Requirements: Below is a listing to write out in full, exactly as given, without its pictures.

....

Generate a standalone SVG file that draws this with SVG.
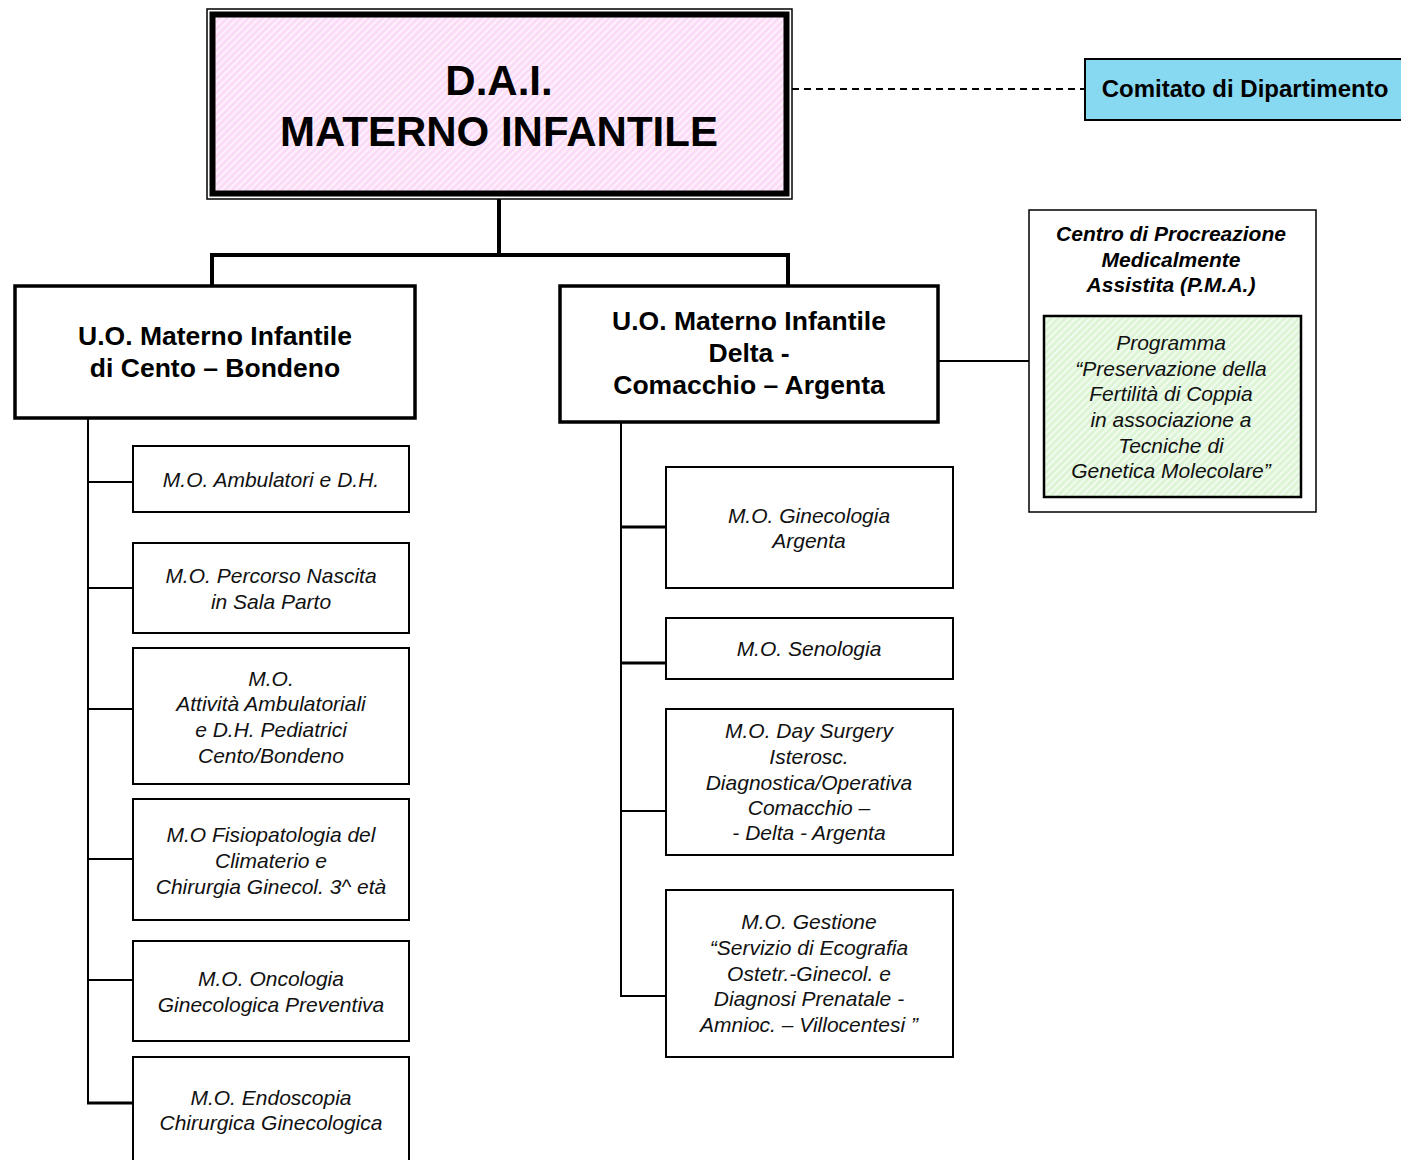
<svg xmlns="http://www.w3.org/2000/svg" width="1401" height="1160" viewBox="0 0 1401 1160">
<defs>
<pattern id="pink" patternUnits="userSpaceOnUse" width="5" height="5" patternTransform="rotate(45)">
<rect width="5" height="5" fill="#fbdcf7"/>
<rect x="0" y="0" width="1.8" height="5" fill="#fff2fd"/>
</pattern>
<pattern id="green" patternUnits="userSpaceOnUse" width="5" height="5" patternTransform="rotate(45)">
<rect width="5" height="5" fill="#ddf5d6"/>
<rect x="0" y="0" width="1.8" height="5" fill="#f4fcf1"/>
</pattern>
<style>
.t{font-family:"Liberation Sans",Arial,sans-serif;text-anchor:middle;fill:#000}
.b{font-weight:bold}
.i{font-style:italic}
.mo{font-family:"Liberation Sans",Arial,sans-serif;font-style:italic;font-size:21px;text-anchor:middle;fill:#111}
.box{fill:#fff;stroke:#000;stroke-width:2}
.uo{fill:#fff;stroke:#000;stroke-width:3.5}
.ln{stroke:#000;stroke-width:2;fill:none}
.lnb{stroke:#000;stroke-width:3;fill:none}
.lnt{stroke:#000;stroke-width:4;fill:none}
</style>
</defs>
<rect width="1401" height="1160" fill="#fff"/>

<g id="connectors">
<line class="ln" x1="792" y1="89" x2="1085" y2="89" stroke-dasharray="7,5"/>
<polyline class="lnt" points="499,197 499,255"/>
<polyline class="lnt" points="212,286 212,255 788,255 788,286"/>
<line class="ln" x1="88" y1="412" x2="88" y2="1104"/>
<line class="ln" x1="88" y1="482" x2="133" y2="482"/>
<line class="ln" x1="88" y1="588" x2="133" y2="588"/>
<line class="ln" x1="88" y1="709" x2="133" y2="709"/>
<line class="ln" x1="88" y1="859" x2="133" y2="859"/>
<line class="ln" x1="88" y1="980" x2="133" y2="980"/>
<line class="lnb" x1="87" y1="1103" x2="133" y2="1103"/>
<line class="ln" x1="621" y1="422" x2="621" y2="997"/>
<line class="lnb" x1="621" y1="527" x2="666" y2="527"/>
<line class="lnb" x1="621" y1="663" x2="666" y2="663"/>
<line class="ln" x1="621" y1="811" x2="666" y2="811"/>
<line class="ln" x1="620" y1="996" x2="666" y2="996"/>
<line class="ln" x1="938" y1="361" x2="1044" y2="361"/>
</g>

<g id="dai">
<rect x="207" y="9" width="585" height="190" fill="#fff" stroke="#000" stroke-width="1.5"/>
<rect x="212.5" y="14.5" width="574" height="179" fill="url(#pink)" stroke="#000" stroke-width="6"/>
<text class="t b" x="499" y="95" font-size="42">D.A.I.</text>
<text class="t b" x="499" y="146" font-size="42">MATERNO INFANTILE</text>
</g>

<g id="comitato">
<rect x="1085" y="59" width="320" height="61" fill="#87d8f1" stroke="#000" stroke-width="2"/>
<text class="t b" x="1245" y="97" font-size="24">Comitato di Dipartimento</text>
</g>

<g id="uo-cento">
<rect class="uo" x="15" y="286" width="400" height="132"/>
<text class="t b" x="215" y="345" font-size="26.5">U.O. Materno Infantile</text>
<text class="t b" x="215" y="377" font-size="26.5">di Cento – Bondeno</text>
</g>

<g id="uo-delta">
<rect class="uo" x="560" y="286" width="378" height="136"/>
<text class="t b" x="749" y="330" font-size="26.5">U.O. Materno Infantile</text>
<text class="t b" x="749" y="362" font-size="26.5">Delta -</text>
<text class="t b" x="749" y="394" font-size="26.5">Comacchio – Argenta</text>
</g>

<g id="pma">
<rect x="1029" y="210" width="287" height="302" fill="#fff" stroke="#000" stroke-width="1.5"/>
<text class="t b i" x="1171" y="241" font-size="21">Centro di Procreazione</text>
<text class="t b i" x="1171" y="267" font-size="21">Medicalmente</text>
<text class="t b i" x="1171" y="292" font-size="21">Assistita (P.M.A.)</text>
</g>

<g id="pma-programma">
<rect x="1044" y="316" width="257" height="181" fill="url(#green)" stroke="#000" stroke-width="2.5"/>
<text class="mo" x="1171" y="350">Programma</text>
<text class="mo" x="1171" y="376">“Preservazione della</text>
<text class="mo" x="1171" y="401">Fertilità di Coppia</text>
<text class="mo" x="1171" y="427">in associazione a</text>
<text class="mo" x="1171" y="453">Tecniche di</text>
<text class="mo" x="1171" y="478">Genetica Molecolare”</text>
</g>

<g id="mo-ambulatori">
<rect class="box" x="133" y="446" width="276" height="66"/>
<text class="mo" x="271" y="487">M.O. Ambulatori e D.H.</text>
</g>

<g id="mo-nascita">
<rect class="box" x="133" y="543" width="276" height="90"/>
<text class="mo" x="271" y="583">M.O. Percorso Nascita</text>
<text class="mo" x="271" y="609">in Sala Parto</text>
</g>

<g id="mo-pediatriche">
<rect class="box" x="133" y="648" width="276" height="136"/>
<text class="mo" x="271" y="686">M.O.</text>
<text class="mo" x="271" y="711">Attività Ambulatoriali</text>
<text class="mo" x="271" y="737">e D.H. Pediatrici</text>
<text class="mo" x="271" y="763">Cento/Bondeno</text>
</g>

<g id="mo-climaterio">
<rect class="box" x="133" y="799" width="276" height="121"/>
<text class="mo" x="271" y="842">M.O Fisiopatologia del</text>
<text class="mo" x="271" y="868">Climaterio e</text>
<text class="mo" x="271" y="894">Chirurgia Ginecol. 3^ età</text>
</g>

<g id="mo-oncologia">
<rect class="box" x="133" y="941" width="276" height="100"/>
<text class="mo" x="271" y="986">M.O. Oncologia</text>
<text class="mo" x="271" y="1012">Ginecologica Preventiva</text>
</g>

<g id="mo-endoscopia">
<rect class="box" x="133" y="1057" width="276" height="110"/>
<text class="mo" x="271" y="1105">M.O. Endoscopia</text>
<text class="mo" x="271" y="1130">Chirurgica Ginecologica</text>
</g>

<g id="mo-ginecologia">
<rect class="box" x="666" y="467" width="287" height="121"/>
<text class="mo" x="809" y="523">M.O. Ginecologia</text>
<text class="mo" x="809" y="548">Argenta</text>
</g>

<g id="mo-senologia">
<rect class="box" x="666" y="618" width="287" height="61"/>
<text class="mo" x="809" y="656">M.O. Senologia</text>
</g>

<g id="mo-daysurgery">
<rect class="box" x="666" y="709" width="287" height="146"/>
<text class="mo" x="809" y="738">M.O. Day Surgery</text>
<text class="mo" x="809" y="764">Isterosc.</text>
<text class="mo" x="809" y="790">Diagnostica/Operativa</text>
<text class="mo" x="809" y="815">Comacchio –</text>
<text class="mo" x="809" y="840">- Delta - Argenta</text>
</g>

<g id="mo-ecografia">
<rect class="box" x="666" y="890" width="287" height="167"/>
<text class="mo" x="809" y="929">M.O. Gestione</text>
<text class="mo" x="809" y="955">“Servizio di Ecografia</text>
<text class="mo" x="809" y="981">Ostetr.-Ginecol. e</text>
<text class="mo" x="809" y="1006">Diagnosi Prenatale -</text>
<text class="mo" x="809" y="1032">Amnioc. – Villocentesi ”</text>
</g>
</svg>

....

Completed exercise:
Generate a standalone SVG file that draws this with SVG.
<svg xmlns="http://www.w3.org/2000/svg" width="1401" height="1160" viewBox="0 0 1401 1160">
<defs>
<pattern id="pink" patternUnits="userSpaceOnUse" width="5" height="5" patternTransform="rotate(45)">
<rect width="5" height="5" fill="#fbdcf7"/>
<rect x="0" y="0" width="1.8" height="5" fill="#fff2fd"/>
</pattern>
<pattern id="green" patternUnits="userSpaceOnUse" width="5" height="5" patternTransform="rotate(45)">
<rect width="5" height="5" fill="#ddf5d6"/>
<rect x="0" y="0" width="1.8" height="5" fill="#f4fcf1"/>
</pattern>
<style>
.t{font-family:"Liberation Sans",Arial,sans-serif;text-anchor:middle;fill:#000}
.b{font-weight:bold}
.i{font-style:italic}
.mo{font-family:"Liberation Sans",Arial,sans-serif;font-style:italic;font-size:21px;text-anchor:middle;fill:#111}
.box{fill:#fff;stroke:#000;stroke-width:2}
.uo{fill:#fff;stroke:#000;stroke-width:3.5}
.ln{stroke:#000;stroke-width:2;fill:none}
.lnb{stroke:#000;stroke-width:3;fill:none}
.lnt{stroke:#000;stroke-width:4;fill:none}
</style>
</defs>
<rect width="1401" height="1160" fill="#fff"/>

<g id="connectors">
<line class="ln" x1="792" y1="89" x2="1085" y2="89" stroke-dasharray="7,5"/>
<polyline class="lnt" points="499,197 499,255"/>
<polyline class="lnt" points="212,286 212,255 788,255 788,286"/>
<line class="ln" x1="88" y1="412" x2="88" y2="1104"/>
<line class="ln" x1="88" y1="482" x2="133" y2="482"/>
<line class="ln" x1="88" y1="588" x2="133" y2="588"/>
<line class="ln" x1="88" y1="709" x2="133" y2="709"/>
<line class="ln" x1="88" y1="859" x2="133" y2="859"/>
<line class="ln" x1="88" y1="980" x2="133" y2="980"/>
<line class="lnb" x1="87" y1="1103" x2="133" y2="1103"/>
<line class="ln" x1="621" y1="422" x2="621" y2="997"/>
<line class="lnb" x1="621" y1="527" x2="666" y2="527"/>
<line class="lnb" x1="621" y1="663" x2="666" y2="663"/>
<line class="ln" x1="621" y1="811" x2="666" y2="811"/>
<line class="ln" x1="620" y1="996" x2="666" y2="996"/>
<line class="ln" x1="938" y1="361" x2="1044" y2="361"/>
</g>

<g id="dai">
<rect x="207" y="9" width="585" height="190" fill="#fff" stroke="#000" stroke-width="1.5"/>
<rect x="212.5" y="14.5" width="574" height="179" fill="url(#pink)" stroke="#000" stroke-width="6"/>
<text class="t b" x="499" y="95" font-size="42">D.A.I.</text>
<text class="t b" x="499" y="146" font-size="42">MATERNO INFANTILE</text>
</g>

<g id="comitato">
<rect x="1085" y="59" width="320" height="61" fill="#87d8f1" stroke="#000" stroke-width="2"/>
<text class="t b" x="1245" y="97" font-size="24">Comitato di Dipartimento</text>
</g>

<g id="uo-cento">
<rect class="uo" x="15" y="286" width="400" height="132"/>
<text class="t b" x="215" y="345" font-size="26.5">U.O. Materno Infantile</text>
<text class="t b" x="215" y="377" font-size="26.5">di Cento – Bondeno</text>
</g>

<g id="uo-delta">
<rect class="uo" x="560" y="286" width="378" height="136"/>
<text class="t b" x="749" y="330" font-size="26.5">U.O. Materno Infantile</text>
<text class="t b" x="749" y="362" font-size="26.5">Delta -</text>
<text class="t b" x="749" y="394" font-size="26.5">Comacchio – Argenta</text>
</g>

<g id="pma">
<rect x="1029" y="210" width="287" height="302" fill="#fff" stroke="#000" stroke-width="1.5"/>
<text class="t b i" x="1171" y="241" font-size="21">Centro di Procreazione</text>
<text class="t b i" x="1171" y="267" font-size="21">Medicalmente</text>
<text class="t b i" x="1171" y="292" font-size="21">Assistita (P.M.A.)</text>
</g>

<g id="pma-programma">
<rect x="1044" y="316" width="257" height="181" fill="url(#green)" stroke="#000" stroke-width="2.5"/>
<text class="mo" x="1171" y="350">Programma</text>
<text class="mo" x="1171" y="376">“Preservazione della</text>
<text class="mo" x="1171" y="401">Fertilità di Coppia</text>
<text class="mo" x="1171" y="427">in associazione a</text>
<text class="mo" x="1171" y="453">Tecniche di</text>
<text class="mo" x="1171" y="478">Genetica Molecolare”</text>
</g>

<g id="mo-ambulatori">
<rect class="box" x="133" y="446" width="276" height="66"/>
<text class="mo" x="271" y="487">M.O. Ambulatori e D.H.</text>
</g>

<g id="mo-nascita">
<rect class="box" x="133" y="543" width="276" height="90"/>
<text class="mo" x="271" y="583">M.O. Percorso Nascita</text>
<text class="mo" x="271" y="609">in Sala Parto</text>
</g>

<g id="mo-pediatriche">
<rect class="box" x="133" y="648" width="276" height="136"/>
<text class="mo" x="271" y="686">M.O.</text>
<text class="mo" x="271" y="711">Attività Ambulatoriali</text>
<text class="mo" x="271" y="737">e D.H. Pediatrici</text>
<text class="mo" x="271" y="763">Cento/Bondeno</text>
</g>

<g id="mo-climaterio">
<rect class="box" x="133" y="799" width="276" height="121"/>
<text class="mo" x="271" y="842">M.O Fisiopatologia del</text>
<text class="mo" x="271" y="868">Climaterio e</text>
<text class="mo" x="271" y="894">Chirurgia Ginecol. 3^ età</text>
</g>

<g id="mo-oncologia">
<rect class="box" x="133" y="941" width="276" height="100"/>
<text class="mo" x="271" y="986">M.O. Oncologia</text>
<text class="mo" x="271" y="1012">Ginecologica Preventiva</text>
</g>

<g id="mo-endoscopia">
<rect class="box" x="133" y="1057" width="276" height="110"/>
<text class="mo" x="271" y="1105">M.O. Endoscopia</text>
<text class="mo" x="271" y="1130">Chirurgica Ginecologica</text>
</g>

<g id="mo-ginecologia">
<rect class="box" x="666" y="467" width="287" height="121"/>
<text class="mo" x="809" y="523">M.O. Ginecologia</text>
<text class="mo" x="809" y="548">Argenta</text>
</g>

<g id="mo-senologia">
<rect class="box" x="666" y="618" width="287" height="61"/>
<text class="mo" x="809" y="656">M.O. Senologia</text>
</g>

<g id="mo-daysurgery">
<rect class="box" x="666" y="709" width="287" height="146"/>
<text class="mo" x="809" y="738">M.O. Day Surgery</text>
<text class="mo" x="809" y="764">Isterosc.</text>
<text class="mo" x="809" y="790">Diagnostica/Operativa</text>
<text class="mo" x="809" y="815">Comacchio –</text>
<text class="mo" x="809" y="840">- Delta - Argenta</text>
</g>

<g id="mo-ecografia">
<rect class="box" x="666" y="890" width="287" height="167"/>
<text class="mo" x="809" y="929">M.O. Gestione</text>
<text class="mo" x="809" y="955">“Servizio di Ecografia</text>
<text class="mo" x="809" y="981">Ostetr.-Ginecol. e</text>
<text class="mo" x="809" y="1006">Diagnosi Prenatale -</text>
<text class="mo" x="809" y="1032">Amnioc. – Villocentesi ”</text>
</g>
</svg>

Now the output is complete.